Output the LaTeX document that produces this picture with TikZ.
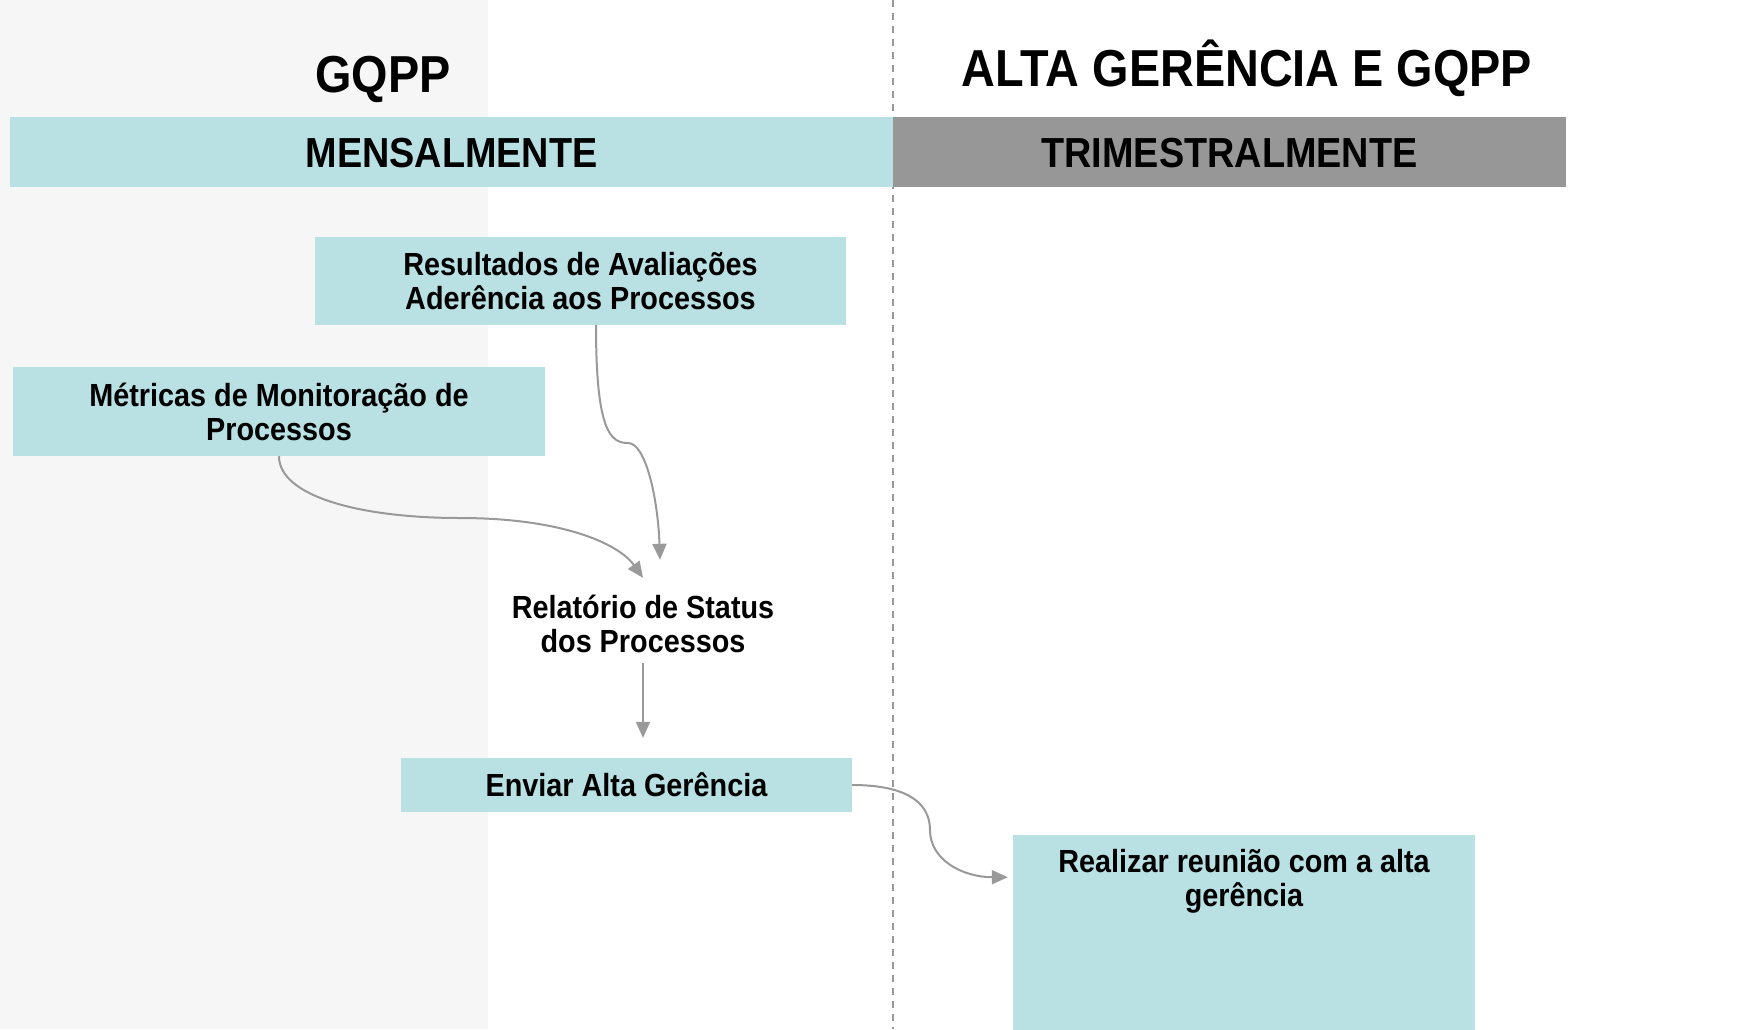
\documentclass[tikz,border=0pt]{standalone}
\usepackage{fontspec}
\setmainfont{Liberation Sans}[FakeStretch=0.9]
\usetikzlibrary{arrows.meta}
\usetikzlibrary{positioning,calc}
\definecolor{teal2}{HTML}{B9E0E3}
\definecolor{gray3}{HTML}{979797}
\definecolor{gray4}{HTML}{F6F6F6}
\definecolor{arrowgray}{HTML}{999999}
\tikzset{band/.style={rectangle, inner sep=0pt, minimum height=70pt,
text height=30pt, text depth=0pt, font=\fontsize{42}{42}\selectfont\bfseries},
bandA/.style={band, fill=teal2},
bandB/.style={band, fill=gray3},
head/.style={anchor=base, inner sep=0pt, font=\fontsize{52}{52}\selectfont\bfseries},
stepbox/.style={rectangle, fill=teal2, inner sep=0pt, align=center,
font=\fontsize{32}{34}\selectfont\bfseries},
plaintext/.style={stepbox, fill=none, minimum height=70pt},
flow/.style={draw=arrowgray, line width=2pt},
>={Triangle[length=16pt,width=14pt]}}

\begin{document}
\begin{tikzpicture}[x=1pt,y=-1pt]
  \useasboundingbox (0,0) rectangle (1746,1029);
  \fill[gray4] (0,0) rectangle (488,1029);
  \draw[arrowgray, line width=1.8pt, dash pattern=on 7pt off 6pt] (893,0) -- (893,1029);

  \node(H1) [head] at (383,92) {GQPP};
  \node(H2) [head] at (1247,86) {ALTA GERÊNCIA E GQPP};
  \node(M) [bandA, minimum width=883pt] at (451.5,152) {MENSALMENTE};
  \node(T) [bandB, minimum width=673pt] at (1229.5,152) {TRIMESTRALMENTE};

  \node(R) [stepbox, minimum width=531pt, minimum height=88pt] at (580.5,281) {Resultados de Avaliações\\Aderência aos Processos};
  \node(Mt) [stepbox, minimum width=532pt, minimum height=89pt] at (279,411.5) {Métricas de Monitoração de\\Processos};
  \node(Rel) [plaintext] at (643,624) {Relatório de Status\\dos Processos};
  \node(E) [stepbox, minimum width=451pt, minimum height=54pt] at (626.5,785) {Enviar Alta Gerência};
  \node(Re) [stepbox, minimum width=462pt, minimum height=92pt, anchor=north] at (1244,835) {Realizar reunião com a alta\\gerência};
  \fill[teal2] (Re.south west) rectangle (Re.south east |- 0,1040);

  \coordinate (b1) at (628,443);
  \coordinate (b2) at (460,518);
  \coordinate (b3) at (930,830);

\draw[flow,->]
([xshift=15.5pt]R.south)
   .. controls +(0,105) and +(-18,0) ..
(b1)
   .. controls +(18,0) and +(-2,-60) ..
([xshift=17pt,yshift=29pt]Rel.north);
\draw[flow,->]
(Mt.south)
   .. controls +(0,40) and +(-100,0) ..
(b2)
   .. controls +(100,0) and +(-25,-35) ..
([yshift=11pt]Rel.north);
\draw[flow,->,shorten >=20pt]
([yshift=-4pt]Rel.south)
   --
(Rel.south |- E.north);
\draw[flow,->]
(E.east)
   .. controls +(50,0) and +(0,-30) ..
(b3)
   .. controls +(0,30) and +(-45,0) ..
([yshift=4pt,xshift=-5pt]Re.west);
\end{tikzpicture}
\end{document}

┄┄┄┄┄┄┄┄┄┄┄┄┄┄┄┄┄┄┄┄

Written instruction:
Return only the lines from the start of the data through the line that contains "(b3) at (930,830);", please, copying them exactly and omitting all pictures.

Response:
Output the LaTeX document that produces this picture with TikZ.
\documentclass[tikz,border=0pt]{standalone}
\usepackage{fontspec}
\setmainfont{Liberation Sans}[FakeStretch=0.9]
\usetikzlibrary{arrows.meta}
\usetikzlibrary{positioning,calc}
\definecolor{teal2}{HTML}{B9E0E3}
\definecolor{gray3}{HTML}{979797}
\definecolor{gray4}{HTML}{F6F6F6}
\definecolor{arrowgray}{HTML}{999999}
\tikzset{band/.style={rectangle, inner sep=0pt, minimum height=70pt,
text height=30pt, text depth=0pt, font=\fontsize{42}{42}\selectfont\bfseries},
bandA/.style={band, fill=teal2},
bandB/.style={band, fill=gray3},
head/.style={anchor=base, inner sep=0pt, font=\fontsize{52}{52}\selectfont\bfseries},
stepbox/.style={rectangle, fill=teal2, inner sep=0pt, align=center,
font=\fontsize{32}{34}\selectfont\bfseries},
plaintext/.style={stepbox, fill=none, minimum height=70pt},
flow/.style={draw=arrowgray, line width=2pt},
>={Triangle[length=16pt,width=14pt]}}

\begin{document}
\begin{tikzpicture}[x=1pt,y=-1pt]
  \useasboundingbox (0,0) rectangle (1746,1029);
  \fill[gray4] (0,0) rectangle (488,1029);
  \draw[arrowgray, line width=1.8pt, dash pattern=on 7pt off 6pt] (893,0) -- (893,1029);

  \node(H1) [head] at (383,92) {GQPP};
  \node(H2) [head] at (1247,86) {ALTA GERÊNCIA E GQPP};
  \node(M) [bandA, minimum width=883pt] at (451.5,152) {MENSALMENTE};
  \node(T) [bandB, minimum width=673pt] at (1229.5,152) {TRIMESTRALMENTE};

  \node(R) [stepbox, minimum width=531pt, minimum height=88pt] at (580.5,281) {Resultados de Avaliações\\Aderência aos Processos};
  \node(Mt) [stepbox, minimum width=532pt, minimum height=89pt] at (279,411.5) {Métricas de Monitoração de\\Processos};
  \node(Rel) [plaintext] at (643,624) {Relatório de Status\\dos Processos};
  \node(E) [stepbox, minimum width=451pt, minimum height=54pt] at (626.5,785) {Enviar Alta Gerência};
  \node(Re) [stepbox, minimum width=462pt, minimum height=92pt, anchor=north] at (1244,835) {Realizar reunião com a alta\\gerência};
  \fill[teal2] (Re.south west) rectangle (Re.south east |- 0,1040);

  \coordinate (b1) at (628,443);
  \coordinate (b2) at (460,518);
  \coordinate (b3) at (930,830);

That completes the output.